Gilbert, who played for the Rams, Panthers and Washington, has several ideas to change the structure of the current labor deal. They include:

Terminating the CBA, a 10-year deal that was negotiated in 2011.

A $1-million minimum salary.

Reducing contracts to three years, and allowing renegotiation after one season.

Reducing all rookie contracts to three years.

Unrestricted free agency after three years.

Reducing commissioner Roger Goodell's power to discipline players.

Increasing roster sizes from 53 to 57.

Requiring all teams to spend 100 percent cash of the salary cap.

"You can say, 'I want this and that,' but until you actually sit in that room and have those discussions, it's just a projection," Ferguson said. "People run for office, and they say they're going to do this and that. When they have to make certain decisions, it may or may not be that easy. We'll wait and vote when the time is necessary."

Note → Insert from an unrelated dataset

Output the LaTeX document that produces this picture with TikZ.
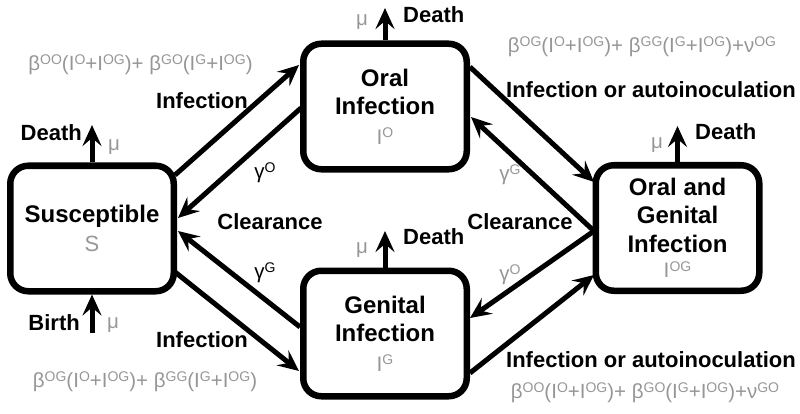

Assistant player rep Nick Mangold, the Jets' veteran center, said support runs high for the current labor deal. But the players are willing to listen to other ideas.

"We had our [union] meeting this spring, and no one in our locker room voiced any displeasure at things that were going on," Mangold said. "But it's always good to take a look at what the players are saying and see how it's working out for older guys, the younger guys and the guys in between."

Mangold said the current labor agreement seems to be working better now that there has been a spike in the salary cap after three flat seasons.

"I think for a while there, with the cap staying the same, it kind of hurt some of the veterans that were toward the end of their careers," Mangold said. "I think we're starting to see with the cap increases, hopefully that the money goes to the right people. It's one of those wait-and-see deals. It seems to be going in the right direction."

As far as Gilbert's proposals are concerned, Mangold said he'll take a wait-and-see approach.

"You can say, like someone running for high school class president, 'I'm going to get vending machines in every classroom,' " Mangold said. "You can throw it out there, but if you don't have a plan behind it, those are just talking points. It will be interesting to get that information and see what he's got."